**Provided records**
━━━━━━
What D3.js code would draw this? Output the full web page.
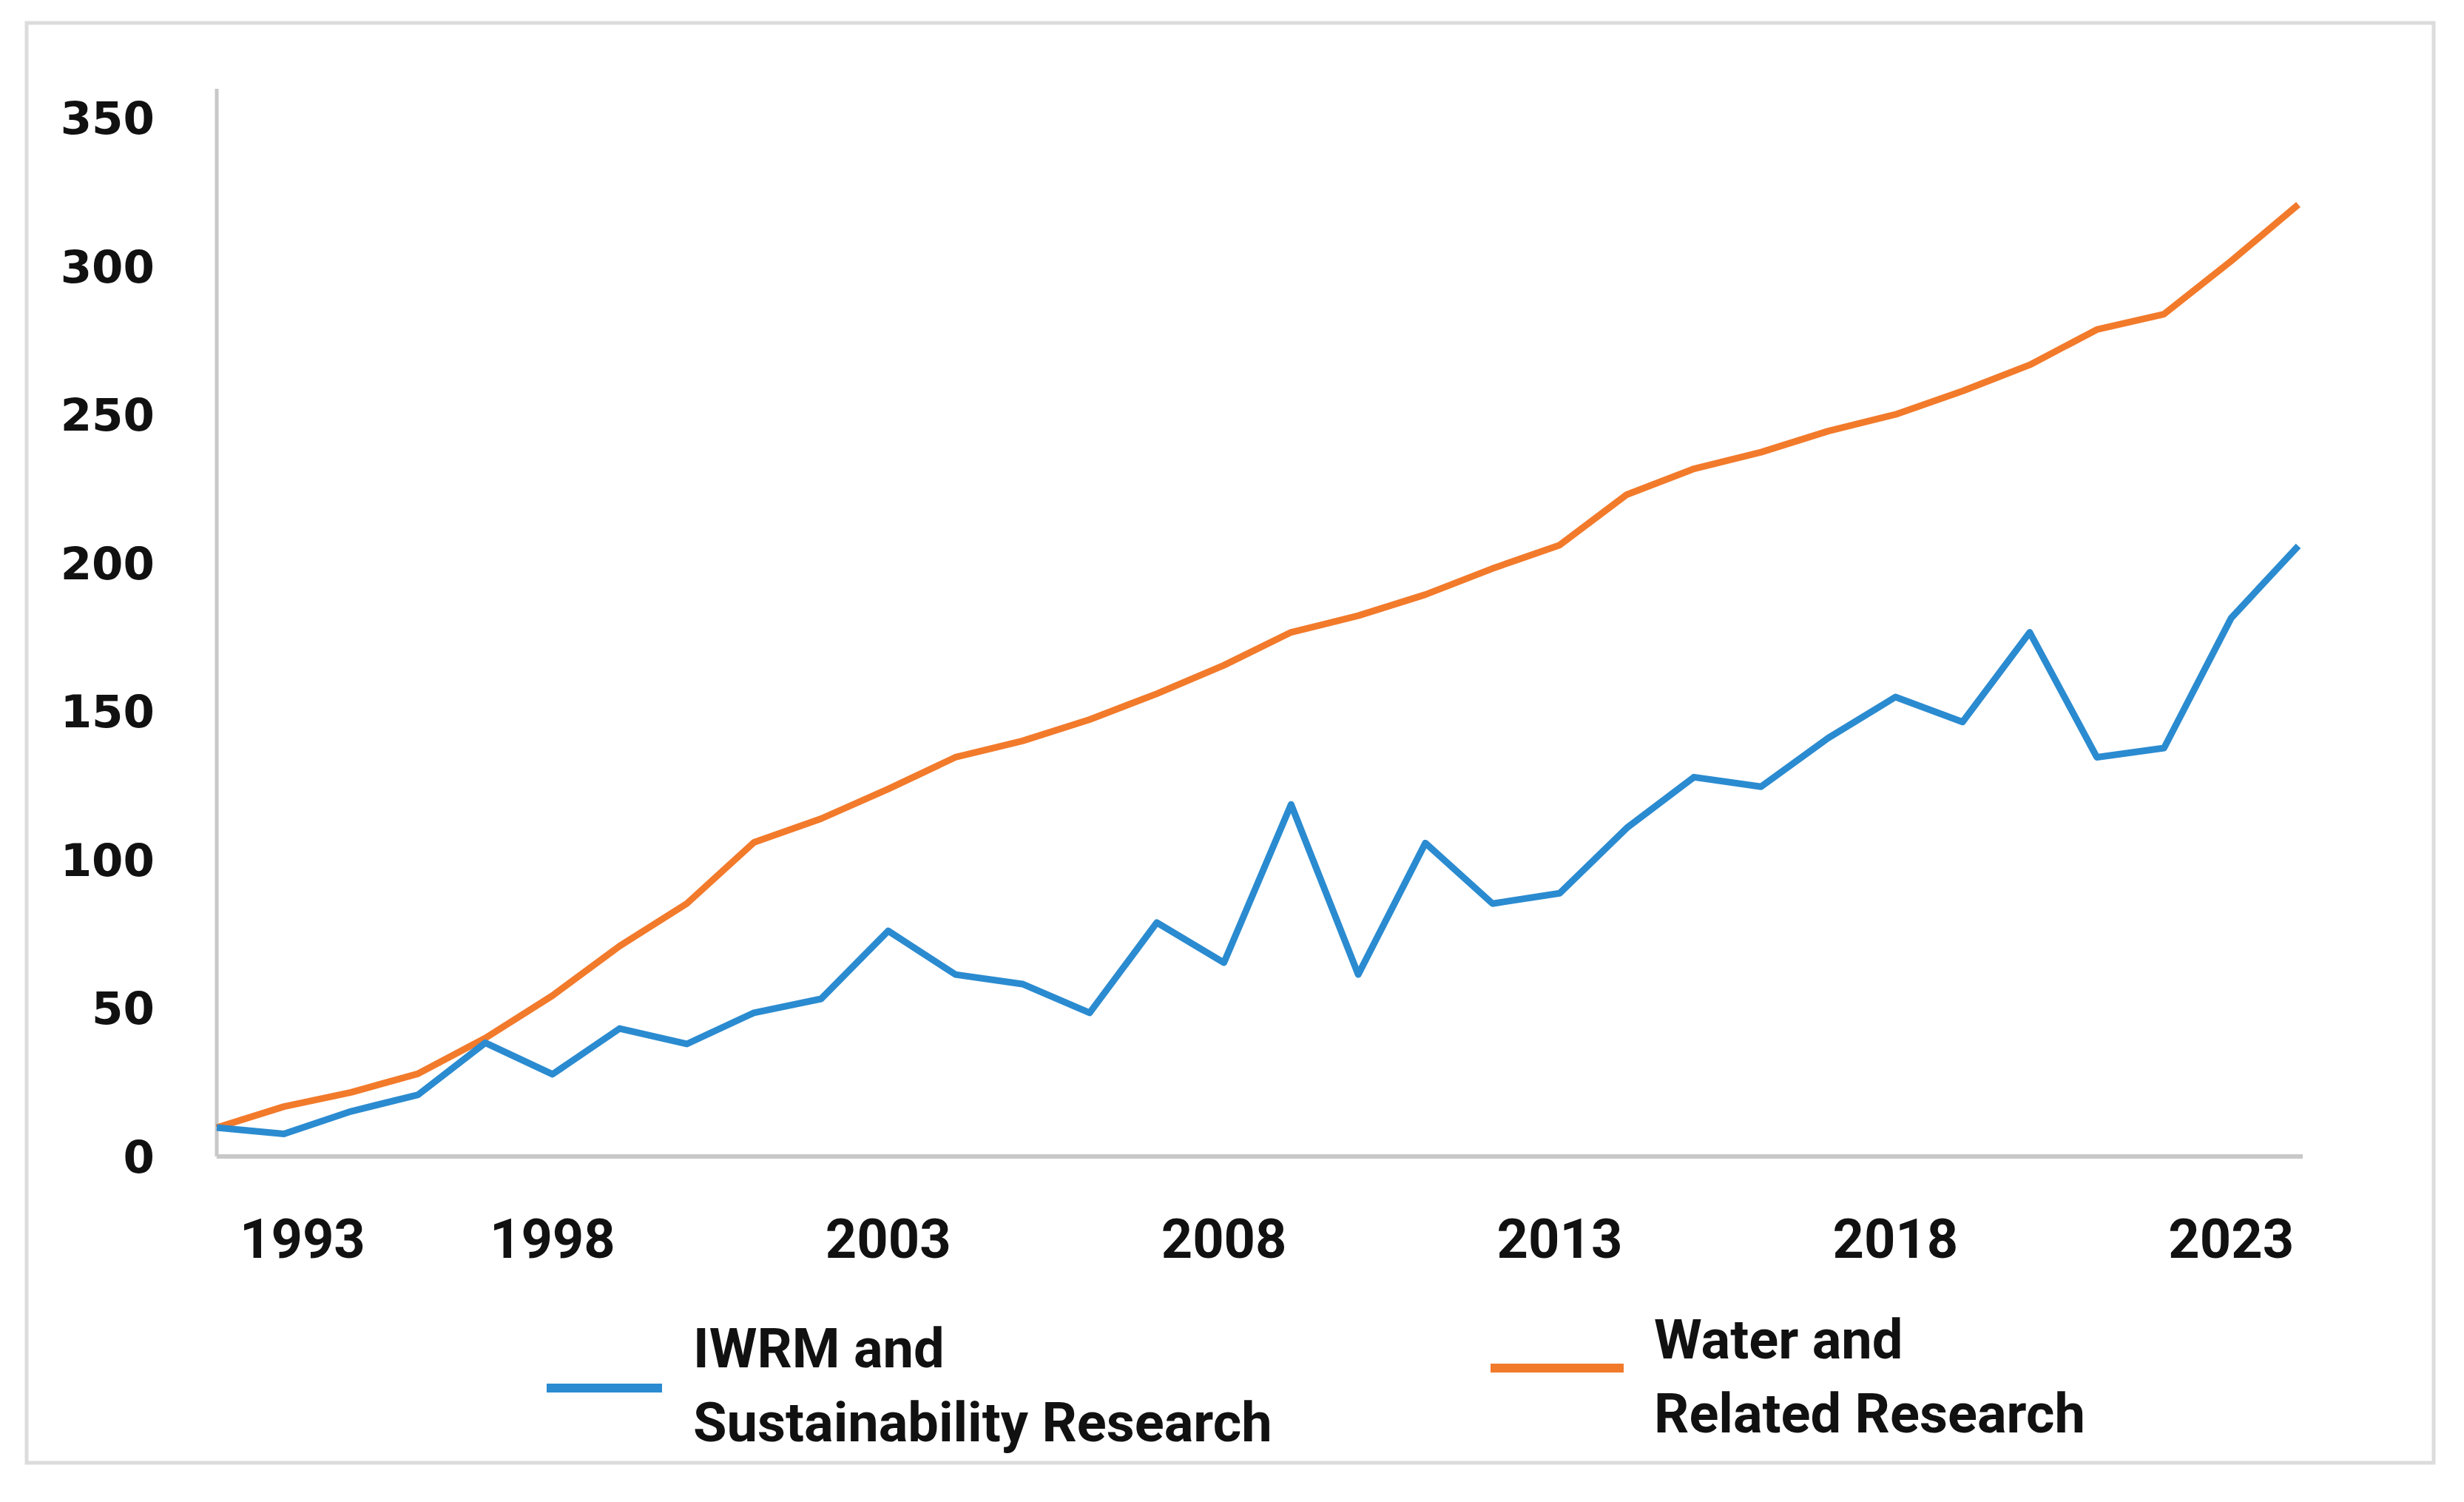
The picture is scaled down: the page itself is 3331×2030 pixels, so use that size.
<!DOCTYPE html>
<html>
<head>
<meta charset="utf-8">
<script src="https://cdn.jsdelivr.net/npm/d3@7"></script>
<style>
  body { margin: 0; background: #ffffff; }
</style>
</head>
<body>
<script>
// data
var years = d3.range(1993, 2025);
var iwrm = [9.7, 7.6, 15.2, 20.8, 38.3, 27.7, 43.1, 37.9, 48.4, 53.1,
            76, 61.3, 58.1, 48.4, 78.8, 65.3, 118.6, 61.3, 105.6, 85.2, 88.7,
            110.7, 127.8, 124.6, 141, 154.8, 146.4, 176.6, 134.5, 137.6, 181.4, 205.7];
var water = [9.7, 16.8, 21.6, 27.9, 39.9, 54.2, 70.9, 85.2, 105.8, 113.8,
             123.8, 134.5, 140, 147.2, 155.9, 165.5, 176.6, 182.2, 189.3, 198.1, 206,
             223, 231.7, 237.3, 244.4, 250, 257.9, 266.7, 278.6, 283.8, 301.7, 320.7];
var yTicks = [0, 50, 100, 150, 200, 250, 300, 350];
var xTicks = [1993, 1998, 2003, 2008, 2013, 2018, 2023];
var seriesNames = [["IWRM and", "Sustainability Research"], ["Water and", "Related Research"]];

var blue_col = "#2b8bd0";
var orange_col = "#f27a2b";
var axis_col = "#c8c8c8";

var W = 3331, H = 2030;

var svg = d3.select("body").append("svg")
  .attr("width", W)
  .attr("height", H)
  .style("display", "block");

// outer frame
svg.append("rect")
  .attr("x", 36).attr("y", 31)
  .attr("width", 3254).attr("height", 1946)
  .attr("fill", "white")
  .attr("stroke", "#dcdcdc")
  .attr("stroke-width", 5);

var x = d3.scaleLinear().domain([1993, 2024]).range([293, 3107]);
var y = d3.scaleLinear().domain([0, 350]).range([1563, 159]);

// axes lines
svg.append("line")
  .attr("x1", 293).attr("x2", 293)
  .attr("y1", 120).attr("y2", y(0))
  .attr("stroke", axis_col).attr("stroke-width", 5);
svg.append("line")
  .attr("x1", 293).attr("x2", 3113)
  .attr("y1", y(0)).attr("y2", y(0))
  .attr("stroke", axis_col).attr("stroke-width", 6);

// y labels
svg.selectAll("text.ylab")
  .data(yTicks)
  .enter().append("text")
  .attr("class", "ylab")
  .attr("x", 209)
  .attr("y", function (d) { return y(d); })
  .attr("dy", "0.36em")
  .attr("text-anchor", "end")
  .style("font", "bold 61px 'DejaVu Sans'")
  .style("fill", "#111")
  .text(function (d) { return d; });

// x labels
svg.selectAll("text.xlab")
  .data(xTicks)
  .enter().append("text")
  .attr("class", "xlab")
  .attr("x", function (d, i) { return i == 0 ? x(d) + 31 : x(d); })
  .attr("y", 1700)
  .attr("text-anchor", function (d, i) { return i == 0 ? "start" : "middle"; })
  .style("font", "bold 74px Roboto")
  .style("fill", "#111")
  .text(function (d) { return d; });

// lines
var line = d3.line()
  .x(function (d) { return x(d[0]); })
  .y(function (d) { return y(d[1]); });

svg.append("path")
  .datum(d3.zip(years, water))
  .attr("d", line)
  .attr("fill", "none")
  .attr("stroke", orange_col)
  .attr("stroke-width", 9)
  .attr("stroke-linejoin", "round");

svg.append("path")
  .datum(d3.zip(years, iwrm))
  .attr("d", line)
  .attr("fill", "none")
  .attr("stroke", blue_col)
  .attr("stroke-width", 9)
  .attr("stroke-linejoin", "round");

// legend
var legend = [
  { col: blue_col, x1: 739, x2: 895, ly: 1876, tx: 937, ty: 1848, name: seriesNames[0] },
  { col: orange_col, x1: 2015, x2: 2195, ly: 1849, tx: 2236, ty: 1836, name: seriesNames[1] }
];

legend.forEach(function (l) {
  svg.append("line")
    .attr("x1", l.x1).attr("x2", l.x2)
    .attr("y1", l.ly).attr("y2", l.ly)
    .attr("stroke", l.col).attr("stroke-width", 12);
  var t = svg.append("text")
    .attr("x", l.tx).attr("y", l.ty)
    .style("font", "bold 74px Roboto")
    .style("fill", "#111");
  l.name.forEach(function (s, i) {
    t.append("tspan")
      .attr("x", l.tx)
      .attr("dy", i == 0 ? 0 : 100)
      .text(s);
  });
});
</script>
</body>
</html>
━━━━━━
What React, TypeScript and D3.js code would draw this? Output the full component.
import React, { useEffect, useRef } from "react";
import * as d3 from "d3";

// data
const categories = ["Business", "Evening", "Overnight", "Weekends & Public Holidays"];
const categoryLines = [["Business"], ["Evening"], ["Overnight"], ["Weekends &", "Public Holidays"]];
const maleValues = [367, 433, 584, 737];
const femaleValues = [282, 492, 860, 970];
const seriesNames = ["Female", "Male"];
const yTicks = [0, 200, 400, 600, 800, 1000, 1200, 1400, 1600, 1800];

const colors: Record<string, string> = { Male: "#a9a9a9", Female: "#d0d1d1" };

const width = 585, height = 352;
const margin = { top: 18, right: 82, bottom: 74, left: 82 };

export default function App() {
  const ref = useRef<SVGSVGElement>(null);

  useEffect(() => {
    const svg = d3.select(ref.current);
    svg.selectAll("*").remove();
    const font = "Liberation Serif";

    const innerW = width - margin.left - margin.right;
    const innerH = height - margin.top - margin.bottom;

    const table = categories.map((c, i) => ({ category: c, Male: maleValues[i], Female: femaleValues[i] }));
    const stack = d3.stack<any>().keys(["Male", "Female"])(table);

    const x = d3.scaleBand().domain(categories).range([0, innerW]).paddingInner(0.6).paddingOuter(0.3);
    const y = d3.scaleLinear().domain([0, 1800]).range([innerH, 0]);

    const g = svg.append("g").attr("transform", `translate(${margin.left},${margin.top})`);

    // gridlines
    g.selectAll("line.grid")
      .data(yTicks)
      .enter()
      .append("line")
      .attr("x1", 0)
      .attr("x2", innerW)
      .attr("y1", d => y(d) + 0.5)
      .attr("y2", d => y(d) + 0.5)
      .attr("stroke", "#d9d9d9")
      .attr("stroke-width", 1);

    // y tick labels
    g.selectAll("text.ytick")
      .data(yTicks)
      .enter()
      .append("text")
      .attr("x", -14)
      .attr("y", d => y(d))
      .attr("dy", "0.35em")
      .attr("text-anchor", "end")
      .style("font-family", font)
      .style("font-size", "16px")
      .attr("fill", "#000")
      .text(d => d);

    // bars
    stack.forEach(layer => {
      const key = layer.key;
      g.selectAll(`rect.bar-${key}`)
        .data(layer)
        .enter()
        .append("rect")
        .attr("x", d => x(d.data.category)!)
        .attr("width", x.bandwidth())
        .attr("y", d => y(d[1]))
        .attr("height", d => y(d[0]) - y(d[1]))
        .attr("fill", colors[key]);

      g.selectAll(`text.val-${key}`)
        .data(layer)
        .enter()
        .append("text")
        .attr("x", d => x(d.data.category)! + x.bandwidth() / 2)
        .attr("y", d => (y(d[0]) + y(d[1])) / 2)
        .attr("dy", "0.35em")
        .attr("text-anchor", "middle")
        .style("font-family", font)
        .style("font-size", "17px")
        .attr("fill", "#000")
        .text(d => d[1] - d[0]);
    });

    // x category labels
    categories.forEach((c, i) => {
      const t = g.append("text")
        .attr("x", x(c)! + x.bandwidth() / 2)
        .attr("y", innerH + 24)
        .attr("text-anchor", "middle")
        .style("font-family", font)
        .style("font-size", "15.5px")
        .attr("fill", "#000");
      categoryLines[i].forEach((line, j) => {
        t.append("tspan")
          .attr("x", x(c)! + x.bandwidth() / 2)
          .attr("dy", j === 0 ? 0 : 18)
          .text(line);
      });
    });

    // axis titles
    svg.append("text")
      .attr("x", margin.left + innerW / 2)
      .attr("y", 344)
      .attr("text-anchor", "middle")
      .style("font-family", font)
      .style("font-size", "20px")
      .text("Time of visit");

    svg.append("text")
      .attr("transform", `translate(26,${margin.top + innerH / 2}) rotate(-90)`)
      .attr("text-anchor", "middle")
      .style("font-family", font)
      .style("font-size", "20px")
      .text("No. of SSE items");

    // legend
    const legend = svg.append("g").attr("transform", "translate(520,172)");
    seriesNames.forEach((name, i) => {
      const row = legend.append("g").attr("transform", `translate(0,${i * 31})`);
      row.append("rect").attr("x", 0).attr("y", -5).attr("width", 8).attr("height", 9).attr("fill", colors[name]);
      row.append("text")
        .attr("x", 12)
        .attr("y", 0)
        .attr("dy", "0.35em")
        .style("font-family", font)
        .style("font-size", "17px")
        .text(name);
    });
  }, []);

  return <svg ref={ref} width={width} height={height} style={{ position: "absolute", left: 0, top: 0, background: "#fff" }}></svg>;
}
━━━━━━
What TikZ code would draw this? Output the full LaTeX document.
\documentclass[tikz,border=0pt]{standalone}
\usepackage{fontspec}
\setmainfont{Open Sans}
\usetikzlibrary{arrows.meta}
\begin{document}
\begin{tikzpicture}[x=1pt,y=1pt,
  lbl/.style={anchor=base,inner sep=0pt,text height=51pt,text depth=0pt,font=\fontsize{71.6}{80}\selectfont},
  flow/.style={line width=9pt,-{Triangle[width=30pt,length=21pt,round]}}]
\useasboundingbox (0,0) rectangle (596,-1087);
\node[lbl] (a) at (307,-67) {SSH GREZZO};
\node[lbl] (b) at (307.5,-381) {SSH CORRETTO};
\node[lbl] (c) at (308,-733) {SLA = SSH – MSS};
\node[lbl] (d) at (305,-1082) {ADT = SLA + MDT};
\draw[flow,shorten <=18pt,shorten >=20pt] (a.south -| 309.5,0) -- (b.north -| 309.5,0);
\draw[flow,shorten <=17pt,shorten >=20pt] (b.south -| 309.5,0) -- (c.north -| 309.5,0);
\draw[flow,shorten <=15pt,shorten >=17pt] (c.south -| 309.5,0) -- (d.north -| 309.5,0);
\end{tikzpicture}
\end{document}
━━━━━━
**Task details**
Out of the preceding entries, pull every line containing the string "code".

**Solution for this exercise**
What D3.js code would draw this? Output the full web page.
What React, TypeScript and D3.js code would draw this? Output the full component.
What TikZ code would draw this? Output the full LaTeX document.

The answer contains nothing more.